Nineteen eighty was the year of preppy mania. The Official Preppy Handbook was a best-seller. Seventeen magazine ran a cover story highlighting preppy fashion. My parents, indulgent of my adolescent anxiety—negotiating bad skin, breasts, and boys seemed hard enough, without a whole new society of scary, well-heeled Americans to decode—had allowed me new items for my wardrobe. I was used to making my own clothes on my ancient Singer portable, out of Vogue patterns and cheap fabrics, but I knew they wouldn't be right for my new life. So I'd spent weeks planning my first-impression outfit, and when I climbed out of the taxi that late summer morning, I wore a green woolen kilt, knee-high argyle socks, Bass Weejun loafers, and a pale gray button-down shirt, with a Fair Isle sweater draped strategically over my shoulders.

Of course I'd got it all wrong. It was 85 degrees in the shade. Even before I walked into the large white clapboard dormitory, I was sweating like a pig. Perspiration poured down my temples, down my back, in the crooks of my knees. Worth it, I thought, if it meant that my Canadian bumpkinness didn't show and I could slip into the crowd like someone who was, if not born to boarding school, at least plausibly American.

But inside I grasped at once that my trouble went beyond the damp patches on my clothes. Girls—so many blonde girls—milled about, chattering as if they'd always known one another, all of them wearing Indian-print T-shirts, floaty tiered skirts, and flip-flops. My new roommate, a six-foot myopic blonde, too cool to wear her glasses, apparently couldn't even see me when I said hello. Worse than wrong, I was invisible. Even the other new kids ignored me. Only one girl, a kind black girl from St. Louis, asked where I was from and whether I didn't want to change into something less stifling. The shame of it lives in my memory as only shame can, as if it were yesterday.

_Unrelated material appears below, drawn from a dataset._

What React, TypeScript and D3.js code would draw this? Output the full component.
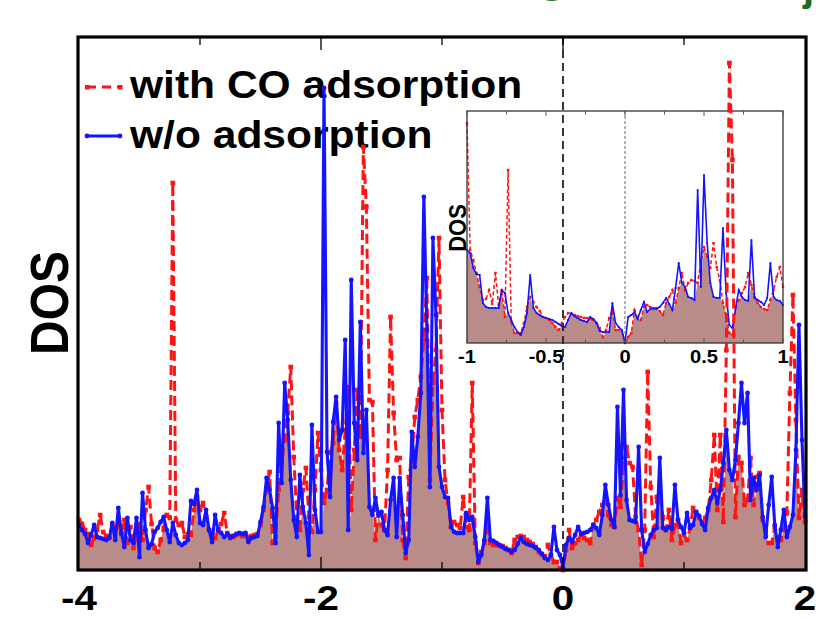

Still in my kilt but without the socks and sweater, I stuck to the kind girl like a pet and trotted along mutely beside her to the opening-day events. She didn't shun me, but she laughed at me, which actually made me feel better. A few weeks later, I would buy several 1960s psychedelic print shift dresses at a garage sale for 5 cents apiece, and stuff my preppy clothes in the back of my closet. It would all, eventually, be more than okay. But I've never forgotten the early shock of it, and the pain, imperfectly repressed, remains a useful lesson in misery, a reminder of how lonely and foreign it feels when you don't belong.